Just curious really, what functions and methods of doing things does everyone use the most often and more specifically, which unusual or less well known functions you find particularly useful?  (referring to actual worksheet functions as well as general Excel options/functions)


----------



## ExcelChampion (Feb 22, 2007)

Most used:-

SUMPRODUCT
VLOOKUP/LOOKUP
INDEX
MATCH

Uncommonly known, but useful:-

Can't think of particular functions, (other than DATEDIF, which has issues).


----------



## Richard Schollar (Feb 22, 2007)

> Most used:-
> 
> SUMPRODUCT
> VLOOKUP/LOOKUP
> ...



I'm in danger of doing a Truby here and going off-topic , but I hadn't ever used (actually, hadn't ever even heard of) Sumproduct before I joined this Board.  How times change - I couldn't imagine using Excel without it now.  I agree with everything in EChamp's list.  Lookup has some particularly useful applications, which are not hinted at at all in the Excel Help.


----------



## Cbrine (Feb 22, 2007)

I was agree with the above's but also the really simple logic checks, which when combine correctly, can become very powerful.

if(or(and(or())))

Also the string manipluation functions.
Mid()
left()
right()

HTH
Cal


----------



## SydneyGeek (Feb 22, 2007)

Yep, the worksheet functions above are all on my list. Like Richard, I had never come across SUMPRODUCT before finding this site, and LOOKUP was a curiosity. 

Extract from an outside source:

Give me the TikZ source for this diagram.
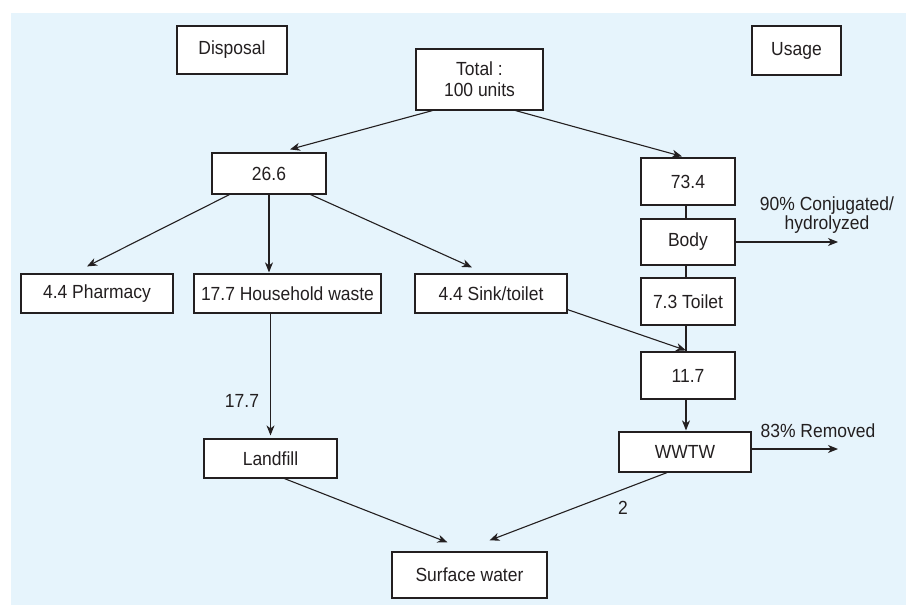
\documentclass[tikz,border=0pt]{standalone}
\usepackage{fontspec}
\setmainfont{Liberation Sans}[FakeStretch=0.92]
\usetikzlibrary{arrows.meta,calc}
\definecolor{panel}{RGB}{230,244,252}
\definecolor{ink}{RGB}{35,31,32}
\begin{document}
\begin{tikzpicture}[x=1pt,y=-1pt,
  every node/.style={font=\fontsize{19}{22}\selectfont, text=ink},
  box/.style={draw=ink, fill=white, line width=1.2pt, inner sep=0pt, align=center},
  conn/.style={draw=ink, line width=1.1pt},
  arr/.style={conn, -{Stealth[length=10pt,width=8pt,inset=3pt]}},
  lbl/.style={inner sep=0pt, align=center}]
\useasboundingbox (0,0) rectangle (906,605);
\fill[panel] (11,13) rectangle (906,605);
% boxes
\node[box, minimum width=110pt, minimum height=48pt] (disp) at (232,50) {Disposal};
\node[box, minimum width=89pt, minimum height=49pt] (usage) at (796.5,50.5) {Usage};
\node[box, minimum width=127pt, minimum height=61pt] (total) at (479.5,79.5) {Total :\\[-1pt]100 units};
\node[box, minimum width=114pt, minimum height=41pt] (n266) at (269,173.5) {26.6};
\node[box, minimum width=94pt, minimum height=47pt] (n734) at (688,181.5) {73.4};
\node[box, minimum width=94pt, minimum height=46pt] (body) at (688,242) {Body};
\node[box, minimum width=94pt, minimum height=47pt] (toilet) at (688,301.5) {7.3 Toilet};
\node[box, minimum width=152pt, minimum height=39pt] (pharm) at (97,293.5) {4.4 Pharmacy};
\node[box, minimum width=187pt, minimum height=39pt] (house) at (287.5,293.5) {17.7 Household waste};
\node[box, minimum width=152pt, minimum height=39pt] (sink) at (491,293.5) {4.4 Sink/toilet};
\node[box, minimum width=94pt, minimum height=47pt] (n117) at (688,375.5) {11.7};
\node[box, minimum width=132pt, minimum height=40pt] (wwtw) at (685,452) {WWTW};
\node[box, minimum width=133pt, minimum height=39pt] (land) at (270.5,458.5) {Landfill};
\node[box, minimum width=155pt, minimum height=46pt] (surf) at (469.5,575) {Surface water};
% free ends
\coordinate (conjend) at (838,242);
\coordinate (remend) at (838,449);
% labels
\node[lbl] (lconj) at (827,215) {90\% Conjugated/\\[-3pt]hydrolyzed};
\node[lbl] (lrem) at (818,431) {83\% Removed};
\node[lbl] (l177) at (242,401) {17.7};
\node[lbl] (l2) at (623,508) {2};
% connectors
\draw[arr] ([xshift=17pt]total.south west) -- ([xshift=21pt,yshift=3pt]n266.north);
\draw[arr] ([xshift=-28pt]total.south east) -- ([xshift=-6pt,yshift=1pt]n734.north);
\draw[arr] ([xshift=18pt]n266.south west) -- ([xshift=-10pt,yshift=7pt]pharm.north);
\draw[arr] (n266.south) -- ([yshift=1pt]n266.south |- house.north);
\draw[arr] ([xshift=-16pt]n266.south east) -- ([xshift=-19pt,yshift=6pt]sink.north);
\draw[arr] (land.north |- house.south) -- ([yshift=3pt]land.north);
\draw[conn] ([xshift=-2pt]n734.south) -- ([xshift=-2pt]body.north);
\draw[conn] ([xshift=-2pt]body.south) -- ([xshift=-2pt]toilet.north);
\draw[conn] ([xshift=-2pt]toilet.south) -- ([xshift=-2pt]n117.north);
\draw[arr] ([yshift=4pt]sink.south east) -- ([xshift=-2pt,yshift=1pt]n117.north);
\draw[arr] ([xshift=-2pt]n117.south) -- ([xshift=-2pt,yshift=1pt]n117.south |- wwtw.north);
\draw[arr] (body.east) -- (conjend);
\draw[arr] (wwtw.east |- remend) -- (remend);
\draw[arr] ([xshift=14pt]land.south) -- ([xshift=-22pt,yshift=9pt]surf.north);
\draw[arr] ([xshift=-18pt]wwtw.south) -- ([xshift=20pt,yshift=11pt]surf.north);
\end{tikzpicture}
\end{document}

But it's also how you use them: I like to go through posts where the formula wizards have been, just to get ideas. 

I like the Advanced Filter. 2 main reasons:

1. Pulling a unique list from a column of names
2. I find it easier to use in VBA than the Autofilter. 

Also, I'm a fan of pivot tables for data crunching. 

When entering dates and times, the DATE() and TIME() functions are good.

And in VBA, whenever I have to parse anything I reach for the Split function. 

Denis


----------



## RichardS (Feb 22, 2007)

SUMIF, COUNTIF and such conditional formulae in conjuction with other basic formuale. Like Denis, I use Advanced Filters extensively. Also, as I spend a lot of time manipulating data from other applications, whcih is quite often pretty ugly, the Text to Columns function gets a bit of a work out.

Again in agreeance with Denis, Pivot Tables are indispensible.

Cheers,

Richard


----------



## Lewiy (Feb 22, 2007)

> I hadn't ever used (actually, hadn't ever even heard of) Sumproduct before I joined this Board.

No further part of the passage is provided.